When it comes to the happiest places to live and work, Thailand takes the lead with Switzerland and Iceland not far behind. Along with Singapore and Japan, they make up the five “happiest” economies according to this year’s Bloomberg Misery Index.
The indicator of ‘misery’, introduced by economist Arthur Okun in 1980, is based on a simple formula by adding inflation to the unemployment rate.
The data compiled by Bloomberg reveals that with a score of 1.11 percent the ‘Land of Smiles’ is the least miserable among the 74 economies surveyed.
Singapore and Japan follow with 1.40 percent and 2.70 percent, respectively. The British economy is ranked the 17th least unhappy economy while the US took 21st place.
In July, Thailand’s consumer price index grew 0.1 percent year-on-year against a 0.4 percent increase in June. The unemployment rate was around one percent at the end of June.
However, slowing inflation – so favorable for consumers – may indicate a less than healthy economy, according to economists.
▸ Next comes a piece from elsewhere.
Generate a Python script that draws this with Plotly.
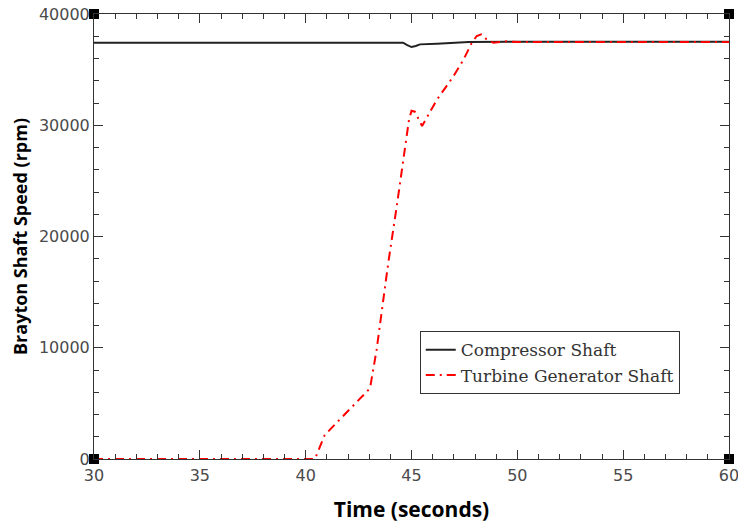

Disinflation shows that supply in an economy is not enough to match demand for goods and services, says Satoshi Okagawa, global market analyst at Sumitomo Mitsui Banking Corporation. Consumers are encouraged to delay purchases waiting for cheaper prices with further lowering demand and a drop in wages, the expert explains.
With a score of 188.2, Venezuela is ranked as the “world’s most miserable” economy. The economic downturn caused by the drop in oil prices provoked a shortage of basic goods and inflation running at 181 percent.
The South American country is followed by Bosnia and South Africa with 48.97 and 32.9 percent respectively.